**REQUIREMENT:**
From the line with "Recreate this image as a Python script that uses matplotlib." to the line with "colors = ['#4285F4', '#EA4335', '#FBBC04']", both included, repeat each line exactly and leave out the pictures.

**PROVIDED RECORDS:**
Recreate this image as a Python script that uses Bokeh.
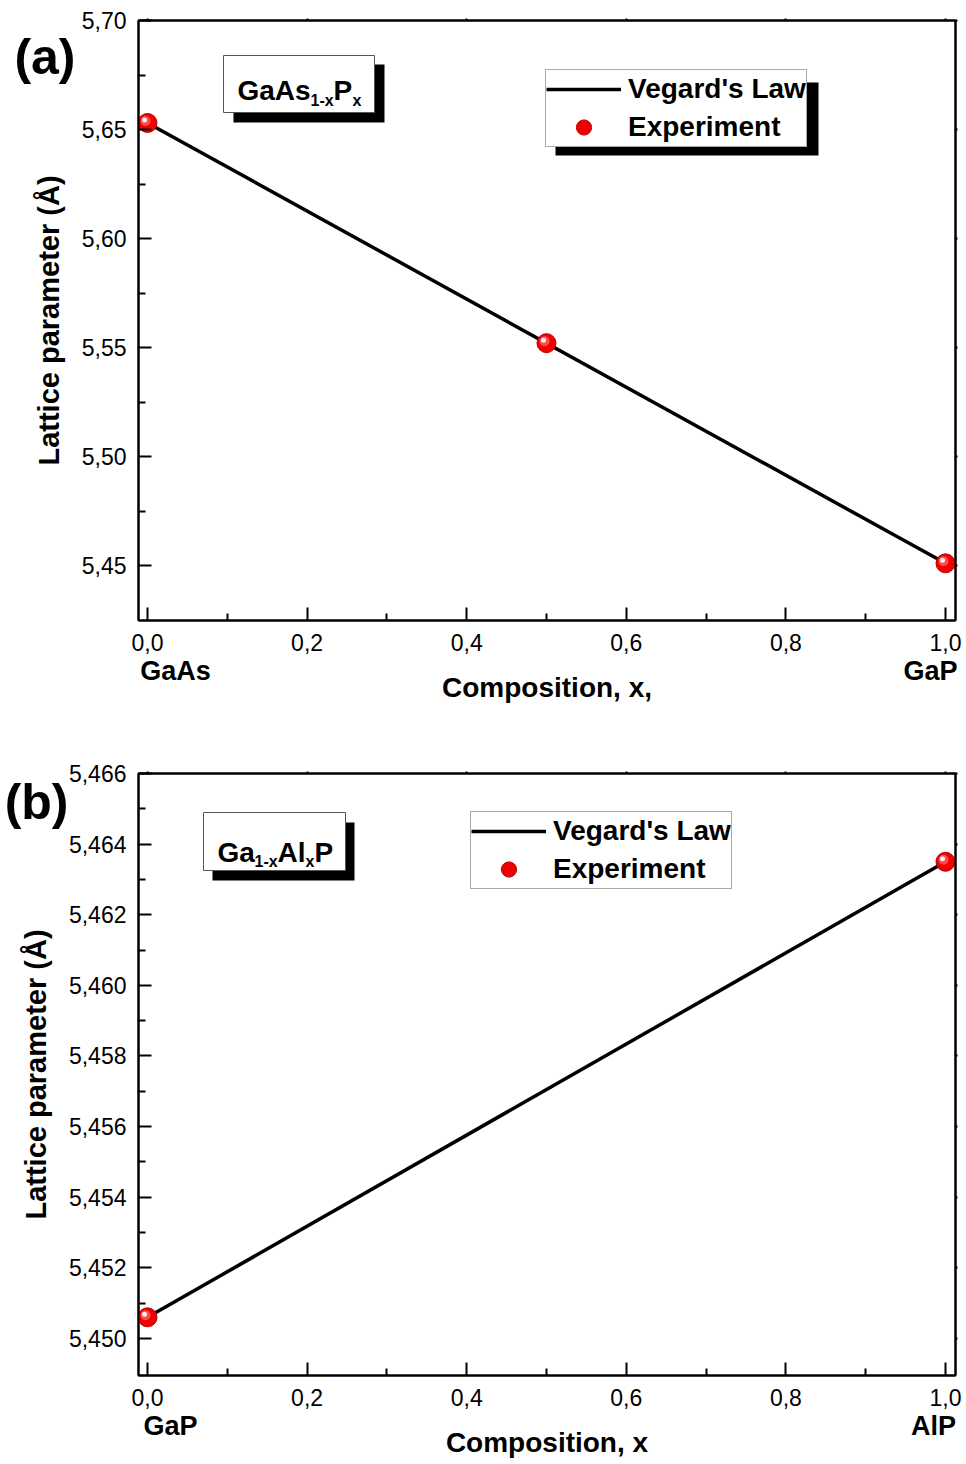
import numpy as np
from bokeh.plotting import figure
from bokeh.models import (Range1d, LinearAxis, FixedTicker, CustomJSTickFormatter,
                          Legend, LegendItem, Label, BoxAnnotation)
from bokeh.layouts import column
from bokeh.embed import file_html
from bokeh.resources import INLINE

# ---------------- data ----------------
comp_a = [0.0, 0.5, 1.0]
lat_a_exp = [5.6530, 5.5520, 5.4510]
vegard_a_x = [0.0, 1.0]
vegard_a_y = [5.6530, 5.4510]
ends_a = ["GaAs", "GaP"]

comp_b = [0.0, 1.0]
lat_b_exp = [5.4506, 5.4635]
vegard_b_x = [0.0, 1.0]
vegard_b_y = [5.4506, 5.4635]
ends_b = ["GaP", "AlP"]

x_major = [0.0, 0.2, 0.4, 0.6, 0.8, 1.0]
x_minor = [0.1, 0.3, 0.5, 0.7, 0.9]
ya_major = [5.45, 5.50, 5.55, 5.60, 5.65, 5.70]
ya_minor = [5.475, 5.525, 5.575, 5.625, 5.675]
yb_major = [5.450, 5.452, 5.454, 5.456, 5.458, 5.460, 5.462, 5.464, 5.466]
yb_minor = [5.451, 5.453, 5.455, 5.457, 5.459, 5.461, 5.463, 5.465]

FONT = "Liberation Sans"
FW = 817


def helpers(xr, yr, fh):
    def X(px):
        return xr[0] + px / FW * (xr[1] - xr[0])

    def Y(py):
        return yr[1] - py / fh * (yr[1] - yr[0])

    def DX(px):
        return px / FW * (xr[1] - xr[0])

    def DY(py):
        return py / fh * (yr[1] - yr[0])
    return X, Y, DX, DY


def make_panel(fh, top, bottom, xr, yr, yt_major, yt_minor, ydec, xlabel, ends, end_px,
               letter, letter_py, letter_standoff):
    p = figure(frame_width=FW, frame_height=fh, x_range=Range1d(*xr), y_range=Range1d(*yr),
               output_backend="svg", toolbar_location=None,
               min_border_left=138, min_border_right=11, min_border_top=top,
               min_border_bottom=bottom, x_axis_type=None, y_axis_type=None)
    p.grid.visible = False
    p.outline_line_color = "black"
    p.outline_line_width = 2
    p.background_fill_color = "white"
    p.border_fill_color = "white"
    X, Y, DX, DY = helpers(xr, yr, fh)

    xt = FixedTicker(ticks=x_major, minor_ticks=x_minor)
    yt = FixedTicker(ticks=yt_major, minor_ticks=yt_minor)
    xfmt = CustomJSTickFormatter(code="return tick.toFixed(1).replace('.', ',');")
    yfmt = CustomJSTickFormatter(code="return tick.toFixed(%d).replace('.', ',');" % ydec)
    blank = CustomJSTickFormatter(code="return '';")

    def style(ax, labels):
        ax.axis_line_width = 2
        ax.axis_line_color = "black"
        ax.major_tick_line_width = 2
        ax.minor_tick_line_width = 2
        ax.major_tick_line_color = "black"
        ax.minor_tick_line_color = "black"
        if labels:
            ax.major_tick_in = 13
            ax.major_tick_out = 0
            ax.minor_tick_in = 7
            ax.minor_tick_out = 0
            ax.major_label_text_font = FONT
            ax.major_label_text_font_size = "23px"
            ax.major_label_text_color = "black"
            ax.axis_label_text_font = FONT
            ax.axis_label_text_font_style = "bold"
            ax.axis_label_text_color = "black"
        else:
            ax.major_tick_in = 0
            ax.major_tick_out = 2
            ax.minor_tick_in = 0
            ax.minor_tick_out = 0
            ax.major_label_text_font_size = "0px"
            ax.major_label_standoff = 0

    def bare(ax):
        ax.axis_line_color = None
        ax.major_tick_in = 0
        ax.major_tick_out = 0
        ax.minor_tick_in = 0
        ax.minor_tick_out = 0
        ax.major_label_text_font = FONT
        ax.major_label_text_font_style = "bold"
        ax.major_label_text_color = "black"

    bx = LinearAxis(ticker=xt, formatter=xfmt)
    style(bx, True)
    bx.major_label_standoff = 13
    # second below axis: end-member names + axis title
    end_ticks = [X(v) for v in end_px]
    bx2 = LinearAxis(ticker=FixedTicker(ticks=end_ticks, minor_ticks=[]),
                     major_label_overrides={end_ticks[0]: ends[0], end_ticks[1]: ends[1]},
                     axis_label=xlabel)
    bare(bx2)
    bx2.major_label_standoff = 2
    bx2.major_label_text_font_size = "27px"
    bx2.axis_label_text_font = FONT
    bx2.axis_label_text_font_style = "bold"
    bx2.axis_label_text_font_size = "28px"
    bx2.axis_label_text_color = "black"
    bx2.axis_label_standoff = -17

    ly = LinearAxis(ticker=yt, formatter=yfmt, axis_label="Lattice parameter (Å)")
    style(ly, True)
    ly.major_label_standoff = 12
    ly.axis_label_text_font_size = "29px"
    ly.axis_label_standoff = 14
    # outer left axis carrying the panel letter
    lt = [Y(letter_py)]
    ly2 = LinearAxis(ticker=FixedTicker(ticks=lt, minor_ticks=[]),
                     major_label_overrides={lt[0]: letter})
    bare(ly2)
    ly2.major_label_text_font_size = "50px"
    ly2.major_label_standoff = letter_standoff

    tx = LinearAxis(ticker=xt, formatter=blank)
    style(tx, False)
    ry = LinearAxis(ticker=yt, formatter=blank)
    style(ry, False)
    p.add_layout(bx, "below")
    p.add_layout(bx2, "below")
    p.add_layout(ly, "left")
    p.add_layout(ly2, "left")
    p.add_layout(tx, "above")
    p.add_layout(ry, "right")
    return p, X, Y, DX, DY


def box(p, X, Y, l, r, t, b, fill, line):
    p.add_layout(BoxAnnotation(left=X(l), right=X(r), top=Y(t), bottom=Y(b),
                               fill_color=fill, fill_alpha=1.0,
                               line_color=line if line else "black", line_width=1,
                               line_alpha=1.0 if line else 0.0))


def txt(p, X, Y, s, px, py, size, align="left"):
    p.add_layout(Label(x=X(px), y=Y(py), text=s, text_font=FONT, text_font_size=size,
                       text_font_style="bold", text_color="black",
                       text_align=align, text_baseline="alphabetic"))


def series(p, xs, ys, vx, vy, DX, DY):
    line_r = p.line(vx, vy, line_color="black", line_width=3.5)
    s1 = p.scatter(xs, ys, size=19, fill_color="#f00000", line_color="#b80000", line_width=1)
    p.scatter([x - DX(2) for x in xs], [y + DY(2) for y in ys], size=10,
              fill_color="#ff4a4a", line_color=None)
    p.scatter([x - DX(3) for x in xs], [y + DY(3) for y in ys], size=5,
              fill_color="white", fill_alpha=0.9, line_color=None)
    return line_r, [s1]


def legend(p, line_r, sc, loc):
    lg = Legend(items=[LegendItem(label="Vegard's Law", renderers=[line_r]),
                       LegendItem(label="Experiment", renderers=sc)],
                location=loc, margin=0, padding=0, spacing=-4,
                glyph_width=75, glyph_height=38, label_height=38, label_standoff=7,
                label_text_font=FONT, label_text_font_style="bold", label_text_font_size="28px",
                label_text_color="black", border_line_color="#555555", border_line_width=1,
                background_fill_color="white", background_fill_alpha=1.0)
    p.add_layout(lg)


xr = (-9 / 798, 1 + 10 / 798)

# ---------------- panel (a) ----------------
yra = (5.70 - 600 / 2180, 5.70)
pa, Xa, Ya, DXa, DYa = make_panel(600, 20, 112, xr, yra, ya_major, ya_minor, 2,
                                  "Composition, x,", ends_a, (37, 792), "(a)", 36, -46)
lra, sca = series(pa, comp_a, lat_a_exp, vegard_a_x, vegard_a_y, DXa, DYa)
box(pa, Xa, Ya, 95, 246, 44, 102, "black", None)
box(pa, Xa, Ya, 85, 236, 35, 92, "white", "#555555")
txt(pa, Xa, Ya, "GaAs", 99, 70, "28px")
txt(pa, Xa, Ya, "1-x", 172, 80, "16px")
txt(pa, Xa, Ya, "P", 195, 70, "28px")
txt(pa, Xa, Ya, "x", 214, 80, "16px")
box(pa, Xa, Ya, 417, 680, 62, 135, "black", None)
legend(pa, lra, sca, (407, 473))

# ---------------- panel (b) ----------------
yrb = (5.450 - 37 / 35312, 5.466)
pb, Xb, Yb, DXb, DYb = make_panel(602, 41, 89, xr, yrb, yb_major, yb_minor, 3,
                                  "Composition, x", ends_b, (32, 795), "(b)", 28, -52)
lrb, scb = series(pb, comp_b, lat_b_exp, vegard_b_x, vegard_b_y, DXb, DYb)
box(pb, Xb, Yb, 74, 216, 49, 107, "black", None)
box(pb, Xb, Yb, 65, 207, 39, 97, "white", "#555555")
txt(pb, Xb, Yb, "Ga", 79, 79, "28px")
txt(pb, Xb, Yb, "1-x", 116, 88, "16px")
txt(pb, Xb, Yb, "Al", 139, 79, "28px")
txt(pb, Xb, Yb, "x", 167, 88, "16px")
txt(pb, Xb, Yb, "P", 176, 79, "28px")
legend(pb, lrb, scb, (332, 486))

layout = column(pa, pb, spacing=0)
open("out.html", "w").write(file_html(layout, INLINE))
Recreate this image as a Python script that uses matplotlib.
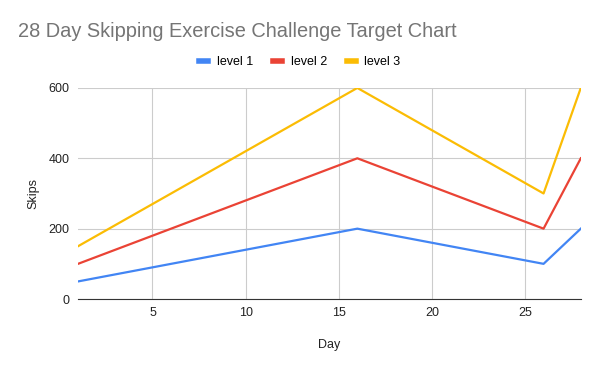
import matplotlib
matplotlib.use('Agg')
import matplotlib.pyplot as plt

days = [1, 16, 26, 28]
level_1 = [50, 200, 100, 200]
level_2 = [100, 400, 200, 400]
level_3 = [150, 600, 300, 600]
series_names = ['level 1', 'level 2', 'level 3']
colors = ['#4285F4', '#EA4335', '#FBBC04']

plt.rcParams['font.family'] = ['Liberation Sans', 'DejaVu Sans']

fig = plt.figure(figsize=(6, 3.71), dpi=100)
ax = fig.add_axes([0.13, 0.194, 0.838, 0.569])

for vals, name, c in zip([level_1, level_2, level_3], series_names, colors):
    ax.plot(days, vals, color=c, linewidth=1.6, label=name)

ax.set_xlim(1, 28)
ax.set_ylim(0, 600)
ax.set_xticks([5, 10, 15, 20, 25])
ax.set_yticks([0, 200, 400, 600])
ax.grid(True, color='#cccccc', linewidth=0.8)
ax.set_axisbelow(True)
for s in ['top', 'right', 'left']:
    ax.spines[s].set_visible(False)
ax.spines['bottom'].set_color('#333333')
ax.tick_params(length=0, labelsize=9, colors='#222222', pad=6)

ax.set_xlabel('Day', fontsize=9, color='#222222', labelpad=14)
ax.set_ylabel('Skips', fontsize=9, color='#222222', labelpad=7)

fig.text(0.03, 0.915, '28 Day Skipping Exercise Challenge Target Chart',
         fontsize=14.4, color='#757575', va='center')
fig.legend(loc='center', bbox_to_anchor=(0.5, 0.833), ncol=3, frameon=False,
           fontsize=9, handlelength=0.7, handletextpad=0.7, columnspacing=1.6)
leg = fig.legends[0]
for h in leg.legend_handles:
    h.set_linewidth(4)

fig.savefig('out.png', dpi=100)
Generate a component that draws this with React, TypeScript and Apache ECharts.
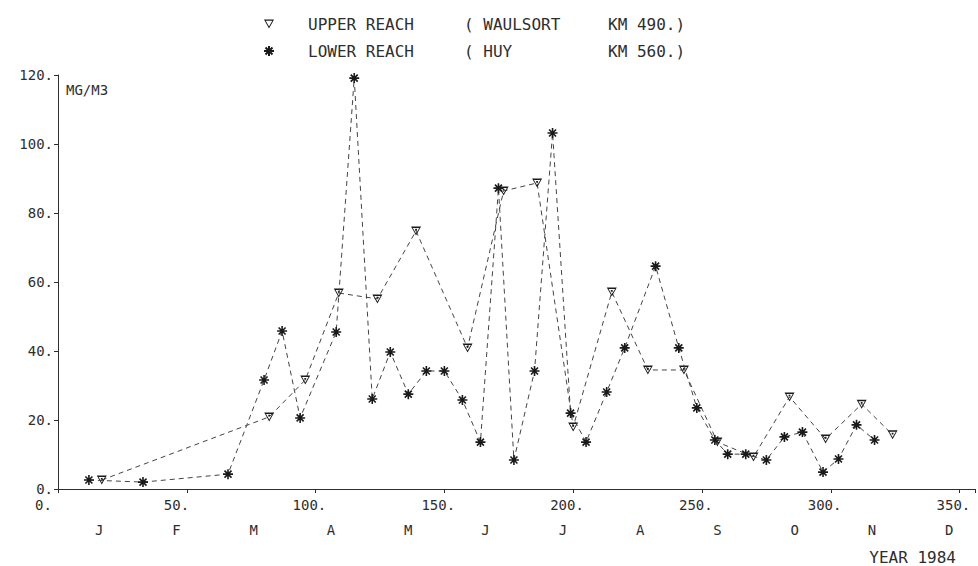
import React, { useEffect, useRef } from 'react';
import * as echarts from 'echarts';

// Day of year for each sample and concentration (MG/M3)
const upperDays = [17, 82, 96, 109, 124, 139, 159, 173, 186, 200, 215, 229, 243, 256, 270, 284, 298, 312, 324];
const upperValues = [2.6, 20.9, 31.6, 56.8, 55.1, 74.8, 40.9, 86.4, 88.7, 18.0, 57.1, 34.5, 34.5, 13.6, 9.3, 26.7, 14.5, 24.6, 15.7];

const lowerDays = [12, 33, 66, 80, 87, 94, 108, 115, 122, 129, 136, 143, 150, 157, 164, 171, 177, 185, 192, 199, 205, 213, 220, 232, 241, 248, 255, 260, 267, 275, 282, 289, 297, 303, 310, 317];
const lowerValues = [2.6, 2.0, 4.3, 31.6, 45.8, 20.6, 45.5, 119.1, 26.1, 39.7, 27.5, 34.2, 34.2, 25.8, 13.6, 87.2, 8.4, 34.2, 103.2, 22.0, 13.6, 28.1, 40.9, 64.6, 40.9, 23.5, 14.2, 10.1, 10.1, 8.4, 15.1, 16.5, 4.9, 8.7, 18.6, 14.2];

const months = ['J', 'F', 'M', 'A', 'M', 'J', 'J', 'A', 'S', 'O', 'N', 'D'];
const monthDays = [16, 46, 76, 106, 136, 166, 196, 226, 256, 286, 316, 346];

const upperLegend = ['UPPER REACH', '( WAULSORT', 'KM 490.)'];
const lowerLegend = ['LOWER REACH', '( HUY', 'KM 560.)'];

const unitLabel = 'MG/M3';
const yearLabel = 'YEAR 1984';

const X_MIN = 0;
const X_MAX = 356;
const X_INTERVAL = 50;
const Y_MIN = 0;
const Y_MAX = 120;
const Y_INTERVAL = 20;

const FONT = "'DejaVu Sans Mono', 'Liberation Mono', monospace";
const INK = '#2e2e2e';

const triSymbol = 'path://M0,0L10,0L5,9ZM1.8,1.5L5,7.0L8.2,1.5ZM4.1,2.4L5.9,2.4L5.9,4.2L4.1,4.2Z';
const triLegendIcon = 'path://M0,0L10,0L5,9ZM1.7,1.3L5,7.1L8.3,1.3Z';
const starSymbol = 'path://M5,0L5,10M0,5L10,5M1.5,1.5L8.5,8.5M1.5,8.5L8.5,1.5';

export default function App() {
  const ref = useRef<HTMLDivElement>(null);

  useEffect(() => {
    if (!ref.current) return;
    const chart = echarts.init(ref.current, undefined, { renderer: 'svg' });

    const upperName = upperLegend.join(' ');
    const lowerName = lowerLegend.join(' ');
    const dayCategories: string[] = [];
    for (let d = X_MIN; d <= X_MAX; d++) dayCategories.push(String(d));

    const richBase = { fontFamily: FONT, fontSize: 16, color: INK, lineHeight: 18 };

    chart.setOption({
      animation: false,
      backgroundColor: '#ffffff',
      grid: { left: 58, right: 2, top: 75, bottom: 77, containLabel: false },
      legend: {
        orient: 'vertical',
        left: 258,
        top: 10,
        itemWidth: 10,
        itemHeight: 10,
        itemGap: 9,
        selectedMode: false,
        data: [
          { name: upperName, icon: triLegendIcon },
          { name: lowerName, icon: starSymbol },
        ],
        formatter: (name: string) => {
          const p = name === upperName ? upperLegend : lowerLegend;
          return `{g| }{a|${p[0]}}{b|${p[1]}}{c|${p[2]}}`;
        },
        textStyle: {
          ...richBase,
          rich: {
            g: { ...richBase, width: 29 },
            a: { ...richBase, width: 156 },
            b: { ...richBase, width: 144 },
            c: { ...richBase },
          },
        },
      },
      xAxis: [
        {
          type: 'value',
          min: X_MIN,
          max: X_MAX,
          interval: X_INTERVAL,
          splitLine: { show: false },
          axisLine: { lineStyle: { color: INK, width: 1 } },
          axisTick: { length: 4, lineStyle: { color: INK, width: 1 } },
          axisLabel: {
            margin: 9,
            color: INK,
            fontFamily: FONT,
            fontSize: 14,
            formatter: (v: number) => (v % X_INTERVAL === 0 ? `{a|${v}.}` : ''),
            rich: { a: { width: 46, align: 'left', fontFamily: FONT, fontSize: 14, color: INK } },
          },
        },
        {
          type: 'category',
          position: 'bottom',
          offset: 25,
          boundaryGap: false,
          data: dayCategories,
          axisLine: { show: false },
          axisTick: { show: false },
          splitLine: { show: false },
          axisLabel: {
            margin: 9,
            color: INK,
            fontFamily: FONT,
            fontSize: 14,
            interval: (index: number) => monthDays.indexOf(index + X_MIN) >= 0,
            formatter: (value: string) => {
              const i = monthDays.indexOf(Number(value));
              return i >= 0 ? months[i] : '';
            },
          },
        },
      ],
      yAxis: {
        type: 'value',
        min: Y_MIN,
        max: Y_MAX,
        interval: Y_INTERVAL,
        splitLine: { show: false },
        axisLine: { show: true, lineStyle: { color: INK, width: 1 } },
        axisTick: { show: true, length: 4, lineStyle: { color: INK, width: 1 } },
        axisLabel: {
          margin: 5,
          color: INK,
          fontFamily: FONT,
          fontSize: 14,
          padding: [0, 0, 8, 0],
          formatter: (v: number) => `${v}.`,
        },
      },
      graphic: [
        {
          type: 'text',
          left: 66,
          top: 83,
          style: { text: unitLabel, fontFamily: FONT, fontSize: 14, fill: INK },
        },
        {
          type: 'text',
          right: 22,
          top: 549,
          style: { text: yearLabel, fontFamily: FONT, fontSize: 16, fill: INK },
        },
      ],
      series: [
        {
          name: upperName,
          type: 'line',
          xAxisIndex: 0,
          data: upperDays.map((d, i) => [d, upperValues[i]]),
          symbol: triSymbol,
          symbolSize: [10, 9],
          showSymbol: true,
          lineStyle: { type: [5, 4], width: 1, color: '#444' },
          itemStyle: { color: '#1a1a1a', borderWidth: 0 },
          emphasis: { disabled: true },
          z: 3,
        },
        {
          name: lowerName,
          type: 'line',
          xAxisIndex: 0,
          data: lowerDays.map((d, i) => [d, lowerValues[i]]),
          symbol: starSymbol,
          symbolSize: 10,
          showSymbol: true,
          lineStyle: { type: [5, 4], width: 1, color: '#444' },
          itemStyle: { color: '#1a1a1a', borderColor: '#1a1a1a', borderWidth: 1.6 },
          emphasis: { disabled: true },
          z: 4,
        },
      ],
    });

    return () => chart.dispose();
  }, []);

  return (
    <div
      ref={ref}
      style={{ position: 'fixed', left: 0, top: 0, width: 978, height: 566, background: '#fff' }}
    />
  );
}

**TASK RESPONSE:**
Recreate this image as a Python script that uses matplotlib.
import matplotlib
matplotlib.use('Agg')
import matplotlib.pyplot as plt

days = [1, 16, 26, 28]
level_1 = [50, 200, 100, 200]
level_2 = [100, 400, 200, 400]
level_3 = [150, 600, 300, 600]
series_names = ['level 1', 'level 2', 'level 3']
colors = ['#4285F4', '#EA4335', '#FBBC04']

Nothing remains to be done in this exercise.